For most of human history, money has been many other things — shells, beads, salt, cattle, large stones, cloth. Coins and notes are recent inventions. The cowrie is one of the oldest and most widespread money objects ever used.
We see coins and notes every day, so we assume they have always existed. They have not. Most of the human past used something else.
The cowrie was only African money.
Cowries were used as money in China, India, the Middle East, and most of Africa. They were a global currency for thousands of years.
This wrong story may come from older books that connected cowries only to the Atlantic slave trade. Cowries were money in China and India long before they were used in West Africa.
A government has to issue money for it to work.
Cowries were money for thousands of years in many places, with no single government in charge of them. They worked because people accepted them.
This is a deeper point about money. What makes money work is trust and acceptance, not whose face is on it. The cowrie is one of the clearest proofs of this.
Cowries stopped being important when they stopped being money.
Cowries are still used today in many cultures for divination, weddings, ritual, decoration, and traditional games. They lost one job and kept many others.

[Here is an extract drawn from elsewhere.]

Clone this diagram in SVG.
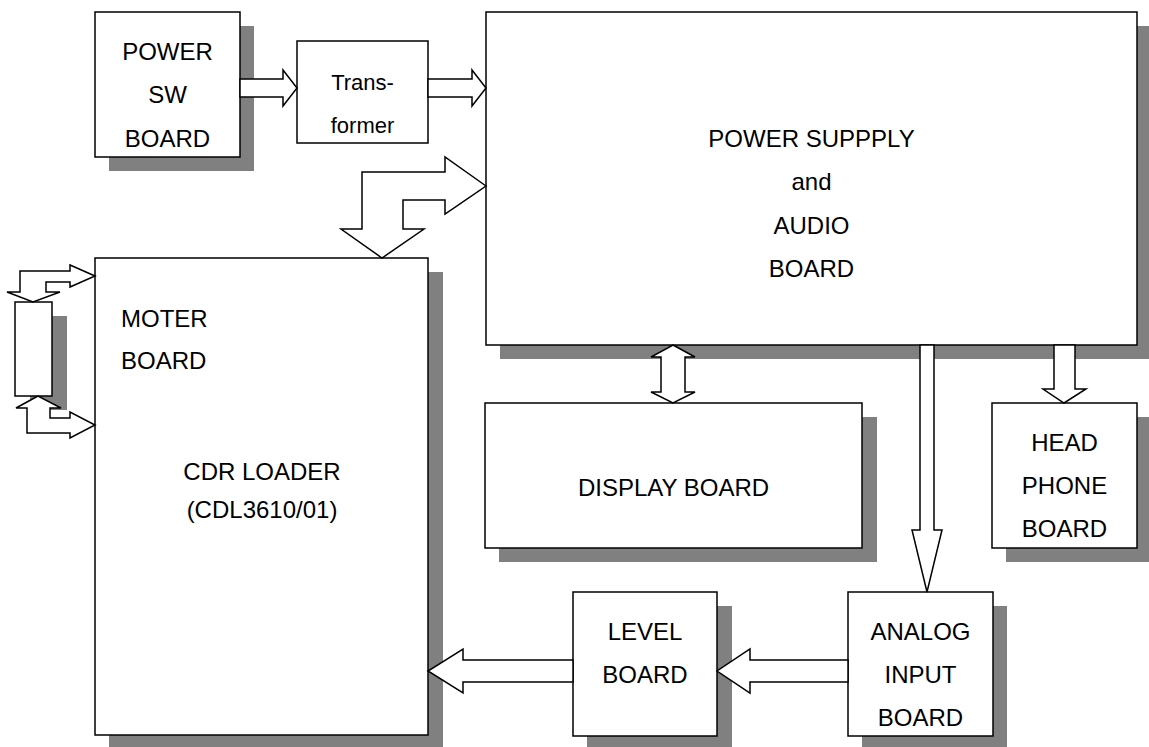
<svg xmlns="http://www.w3.org/2000/svg" width="1149" height="747" viewBox="0 0 1149 747">
<style>
.sh{fill:#808080;stroke:none}
.bx{fill:#fff;stroke:#000;stroke-width:1.5}
.ar{fill:#fff;stroke:#000;stroke-width:1.5;stroke-linejoin:miter}
text{font-family:"Liberation Sans",Arial,sans-serif;font-size:24px;fill:#000}
.c{text-anchor:middle}
.t{font-size:22px}
</style>
<rect width="1149" height="747" fill="#fff"/>
<g id="power-sw-board">
<rect class="sh" x="109" y="26" width="145" height="145"/>
<rect class="bx" x="95" y="12" width="145" height="145"/>
<text class="c" x="167.5" y="60">POWER</text>
<text class="c" x="167.5" y="103">SW</text>
<text class="c" x="167.5" y="147">BOARD</text>
</g>
<g id="transformer">
<rect class="bx" x="297" y="41" width="131" height="102"/>
<text class="c t" x="362.5" y="90">Trans-</text>
<text class="c t" x="362.5" y="133">former</text>
</g>
<g id="power-supply-audio-board">
<rect class="sh" x="500" y="26" width="651" height="333"/>
<rect class="bx" x="486" y="12" width="651" height="333"/>
<text class="c" x="811.5" y="147">POWER SUPPPLY</text>
<text class="c" x="811.5" y="190">and</text>
<text class="c" x="811.5" y="234">AUDIO</text>
<text class="c" x="811.5" y="277">BOARD</text>
</g>
<g id="cdr-loader">
<rect class="sh" x="109" y="272" width="334" height="477"/>
<rect class="bx" x="95" y="258" width="333" height="477"/>
<text x="121" y="327">MOTER</text>
<text x="121" y="369">BOARD</text>
<text class="c" x="262" y="480">CDR LOADER</text>
<text class="c" x="262" y="518">(CDL3610/01)</text>
</g>
<g id="motor-unit">
<rect class="sh" x="30" y="316" width="37" height="94"/>
<rect class="bx" x="15" y="302" width="37" height="94"/>
</g>
<g id="display-board">
<rect class="sh" x="499" y="417" width="378" height="145"/>
<rect class="bx" x="485" y="403" width="377" height="145"/>
<text class="c" x="673.5" y="496">DISPLAY BOARD</text>
</g>
<g id="headphone-board">
<rect class="sh" x="1006" y="417" width="145" height="145"/>
<rect class="bx" x="992" y="403" width="145" height="145"/>
<text class="c" x="1064.5" y="451">HEAD</text>
<text class="c" x="1064.5" y="494">PHONE</text>
<text class="c" x="1064.5" y="537">BOARD</text>
</g>
<g id="analog-input-board">
<rect class="sh" x="862" y="606" width="145" height="144"/>
<rect class="bx" x="848" y="592" width="145" height="144"/>
<text class="c" x="920.5" y="640">ANALOG</text>
<text class="c" x="920.5" y="683">INPUT</text>
<text class="c" x="920.5" y="726">BOARD</text>
</g>
<g id="level-board">
<rect class="sh" x="587" y="606" width="145" height="144"/>
<rect class="bx" x="573" y="592" width="144" height="144"/>
<text class="c" x="645" y="640">LEVEL</text>
<text class="c" x="645" y="683">BOARD</text>
</g>
<g id="connectors">
<path class="ar" d="M240,79 H283 V70 L297,88 L283,106 V97 H240 Z"/>
<path class="ar" d="M428,79 H472 V70 L486,88 L472,106 V97 H428 Z"/>
<path class="ar" d="M486,186 L445,157 V172 H362 V229 H341 L382,258 L424,229 H403 V200 H445 V214 Z"/>
<path class="ar" d="M95,276 L70,265 V271 H20 V292 H7 L33,302 L60,292 H46 V282 H70 V287 Z"/>
<path class="ar" d="M38,396 L16,408 H27 V433 H70 V438 L95,425 L70,412 V418 H50 V408 H61 Z"/>
<path class="ar" d="M673,345 L695,357 H685 V392 H695 L673,403 L651,392 H661 V357 H651 Z"/>
<path class="ar" d="M920,345 V530 H912 L927,592 L942,530 H934 V345 Z"/>
<path class="ar" d="M1054,345 V389 H1043 L1064,403 L1086,389 H1075 V345 Z"/>
<path class="ar" d="M848,660 H750 V649 L717,671 L750,693 V682 H848 Z"/>
<path class="ar" d="M573,660 H463 V649 L428,671 L463,693 V682 H573 Z"/>
</g>
</svg>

'Replaced' rarely means 'gone'. Old objects often stay around with new meanings, sometimes for centuries after their first use ends.
This lesson covers the Atlantic slave trade. Treat this part of the story honestly but with care. Do not give graphic detail; the focus is on the cowrie as money in the system, not on suffering. Do not use language that suggests one side was all good and the other all bad — the slave trade was driven by European demand for plantation labour, but some African societies also took part in capturing and selling people. Be honest about both. Do not present African societies before the slave trade as 'simple' or 'isolated' — many were rich, complex, and globally connected (the cowrie itself is evidence of this). Some of your students may have ancestors who were enslaved, who were enslavers, or both; make space for that without putting anyone on the spot. When discussing the Maldives, do not present it as exotic — it is a real country with real people who still live there. Avoid using the word 'primitive' for any society in the cowrie story; what these societies were doing — running global trade networks for thousands of years — was anything but primitive. Finally, end the lesson on the cowrie's continuing life in modern cultures. The shell is not just a relic of a sad story; it is a living object with many meanings.
Answer each question in one or two sentences. Use what you have learned about cowrie shells.
What is a cowrie shell, and where did most of the money cowries come from?
Why did cowries work so well as money?
In which parts of the world were cowries used as money?
How were cowries used in the Atlantic slave trade?
Why did cowries stop being money, and what are they used for today?
These questions have no single right answer. Talk in pairs or small groups, then share your ideas with the class.
What makes something money? Could anything be money if enough people agreed?
Cowries were used to buy enslaved people. Should this change how we think about cowries themselves?
If you could choose one object — anything — to be money in the future, what would it be?